Entertainment

Gal-dem deputy editor setting sights high after national recognition

As the 24-year-old deputy editor of gal-dem, Charlie Brinkhurst Cuff is making her mark, to say the least.

This week the Peckham resident was named in XCityPlus’ 10 Women Under 30 Changing the Face of Journalism.

The space she’s carved for burgeoning writers and young women of colour is expanding by the day.

Gal-dem, the zine she co-founded, is an independent online magazine that was set up in reaction to what she describes as microaggressions in newsrooms.

She recalled journalists touching her hair at news desks in passing.

Later, she recalls an editor running around a national newsroom shouting that they needed to cover the case of Alice Gross because she was “white, pretty, and middle class.”

When asked about how she got her start in journalism, she said: “Initially I thought that journalism wasn’t for me because I was a shy woman of colour and came from a background in which people don’t usually flourish in the media.”

Her first week at The Guardian started out a bit differently however. “I was petrified, I didn’t get anything published, and didn’t speak to many people.”
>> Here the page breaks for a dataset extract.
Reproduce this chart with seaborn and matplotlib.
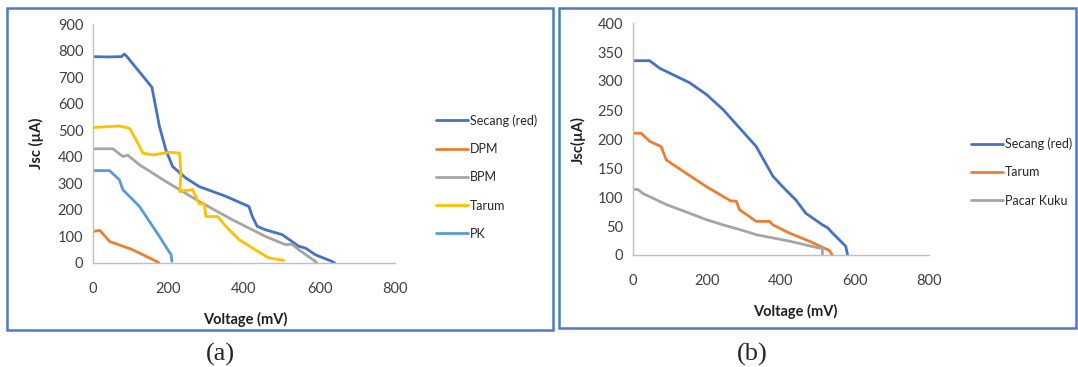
import matplotlib
matplotlib.use("Agg")
import matplotlib.pyplot as plt
import seaborn as sns
from matplotlib.patches import Rectangle

# ---- panel (a) data: voltage (mV), Jsc (uA) ----
secang_a_v = [0, 40, 75, 83, 90, 156, 176, 193, 211, 246, 281, 352, 413, 422, 435, 457, 501, 527, 545, 563, 589, 633, 640]
secang_a_j = [777, 776, 777, 787, 777, 662, 514, 426, 363, 320, 288, 251, 213, 175, 138, 125, 107, 81, 63, 56, 31, 6, 0]

dpm_v = [0, 18, 44, 105, 171, 175]
dpm_j = [119, 123, 81, 50, 4, 0]

bpm_v = [0, 53, 79, 92, 123, 193, 281, 369, 457, 510, 527, 545, 589, 593]
bpm_j = [430, 430, 401, 406, 370, 307, 232, 163, 100, 69, 71, 50, 6, 0]

tarum_a_v = [0, 70, 97, 114, 132, 158, 202, 229, 233, 230, 246, 264, 272, 281, 295, 299, 330, 352, 387, 440, 466, 506]
tarum_a_j = [510, 516, 507, 464, 414, 407, 417, 414, 338, 269, 273, 276, 251, 223, 223, 175, 175, 138, 88, 41, 19, 10]

pk_v = [0, 44, 70, 79, 123, 176, 198, 207, 209]
pk_j = [348, 348, 313, 276, 213, 100, 50, 31, 6]

# ---- panel (b) data ----
secang_b_v = [0, 45, 72, 153, 198, 243, 288, 333, 378, 404, 440, 467, 512, 526, 539, 575, 580]
secang_b_j = [335, 335, 322, 297, 277, 251, 219, 187, 136, 118, 95, 72, 52, 47, 38, 15, 0]

tarum_b_v = [0, 22, 45, 76, 90, 108, 198, 265, 279, 288, 333, 369, 378, 422, 476, 530, 539]
tarum_b_j = [210, 210, 196, 187, 164, 156, 118, 93, 93, 78, 58, 58, 52, 38, 24, 8, 0]

pacar_v = [0, 13, 27, 90, 153, 198, 243, 288, 333, 422, 503, 512, 512]
pacar_j = [113, 113, 106, 87, 72, 61, 52, 44, 35, 24, 12, 12, 0]

series_a = [
    ("Secang (red)", secang_a_v, secang_a_j, "#4472C4"),
    ("DPM", dpm_v, dpm_j, "#ED7D31"),
    ("BPM", bpm_v, bpm_j, "#A5A5A5"),
    ("Tarum", tarum_a_v, tarum_a_j, "#FFC000"),
    ("PK", pk_v, pk_j, "#5B9BD5"),
]
series_b = [
    ("Secang (red)", secang_b_v, secang_b_j, "#4472C4"),
    ("Tarum", tarum_b_v, tarum_b_j, "#ED7D31"),
    ("Pacar Kuku", pacar_v, pacar_j, "#A5A5A5"),
]

sns.set_style("white")
plt.rcParams["font.family"] = ["Lato", "DejaVu Sans"]

W, H = 1078, 367
fig = plt.figure(figsize=(W / 100, H / 100), dpi=100)


def fx(px):
    return px / W


def fy(py):
    return 1 - py / H


def draw_panel(ax, series, ymax, ystep, ylabel, leg_xy, ylab_pos, xlab_pos):
    for name, v, j, c in series:
        sns.lineplot(x=v, y=j, ax=ax, color=c, lw=2, label=name, sort=False, estimator=None)
    ax.set_xlim(0, 800)
    ax.set_ylim(0, ymax)
    ax.set_xticks(range(0, 801, 200))
    ax.set_yticks(range(0, ymax + 1, ystep))
    ax.tick_params(length=0, labelsize=10.5, colors="#404040", pad=7)
    ax.tick_params(axis="x", pad=14)
    for s in ["top", "right"]:
        ax.spines[s].set_visible(False)
    for s in ["left", "bottom"]:
        ax.spines[s].set_color("#BFBFBF")
        ax.spines[s].set_linewidth(1)
    ax.set_xlabel("")
    ax.set_ylabel("")
    ax.legend(loc="center left", bbox_to_anchor=leg_xy, bbox_transform=fig.transFigure,
              frameon=False, fontsize=9, handlelength=2.5, handletextpad=0.2, labelspacing=1.3,
              borderpad=0.4)
    fig.text(ylab_pos[0], ylab_pos[1], ylabel, rotation=90, ha="center", va="center",
             fontsize=10.5, fontweight="bold", color="#202020")
    fig.text(xlab_pos[0], xlab_pos[1], "Voltage (mV)", ha="center", va="center",
             fontsize=10.5, fontweight="bold", color="#202020")


# panel frames
fig.patches.append(Rectangle((fx(7), fy(330)), fx(553 - 7), (330 - 8) / H, transform=fig.transFigure,
                             fill=False, edgecolor="#4F7BC0", lw=1.8))
fig.patches.append(Rectangle((fx(559), fy(328)), fx(1076 - 559), (328 - 8) / H, transform=fig.transFigure,
                             fill=False, edgecolor="#4F7BC0", lw=1.8))

ax_a = fig.add_axes([fx(93), fy(263), fx(395 - 93), (263 - 24) / H])
draw_panel(ax_a, series_a, 900, 100, "Jsc (µA)", (fx(425), fy(177)), (fx(36), fy(143)), (fx(245), fy(319)))

ax_b = fig.add_axes([fx(633), fy(255), fx(929 - 633), (255 - 23) / H])
draw_panel(ax_b, series_b, 400, 50, "Jsc(µA)", (fx(960), fy(172)), (fx(578), fy(140)), (fx(795), fy(311)))

fig.text(fx(220), fy(354), "(a)", ha="center", va="center", fontsize=19, family="Liberation Serif")
fig.text(fx(752), fy(354), "(b)", ha="center", va="center", fontsize=19, family="Liberation Serif")

fig.savefig("out.png", dpi=100)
Today her portfolio is impressive. She has interviewed popstars like Jamelia, written about Serena Williams’ black excellence for The Guardian, and investigated drug cultures for Vice.

But she puts her career boost down to creation of gal-dem.

The blog started out as a platform for women of colour to pitch and develop ideas on their own terms. Liv Little started it by effectively cold-calling other women of colour and seeing if they too felt the same. They did.

Cuff said none of them knew each other. She said: “We met on email and didn’t know what it would become. It wasn’t really something until suddenly it was.”

The response to gal-dem has been positive.

In fact, Joseph Harker, an editor at The Guardian who runs the Positive Action Scheme got in touch with Charlie to tell her how many applicants had listed gal-dem as experience on their C.Vs.

“I’m so pleased to say we’ve had some small impact in reshaping the media landscape for women of colour.”

The cynic in me then asked her how she’d like to see the industry diversify beyond a few placements at The Guardian.

“Firstly, they need to be widespread.

“But beyond that they need to be there for the right reasons. I remember speaking on a panel and a journalist at the Daily Mail said that any people of colour applying should get their application bumped to the front of the line.

“I felt a bit sick hearing that given the kind of content they produce. Irrespective of whose producing it.

“I think we need to bin the idea that journalists are simply reflecting as opposed to actively influencing behaviour. Frankly, it’s bulls**t.

“The left-wing journalists at these publications need to look at themselves and recognise what they’re writing has tangible effects.”

She added that class too was a huge barrier to producing a healthy media landscape.

“We need to be having conversations about class in journalism as well.

Obviously, most people of colour come from working class backgrounds, but we should be able to have those conversations at the same time, and it’s entirely possible.”

Charlie’s work can be seen in her monthly column at i.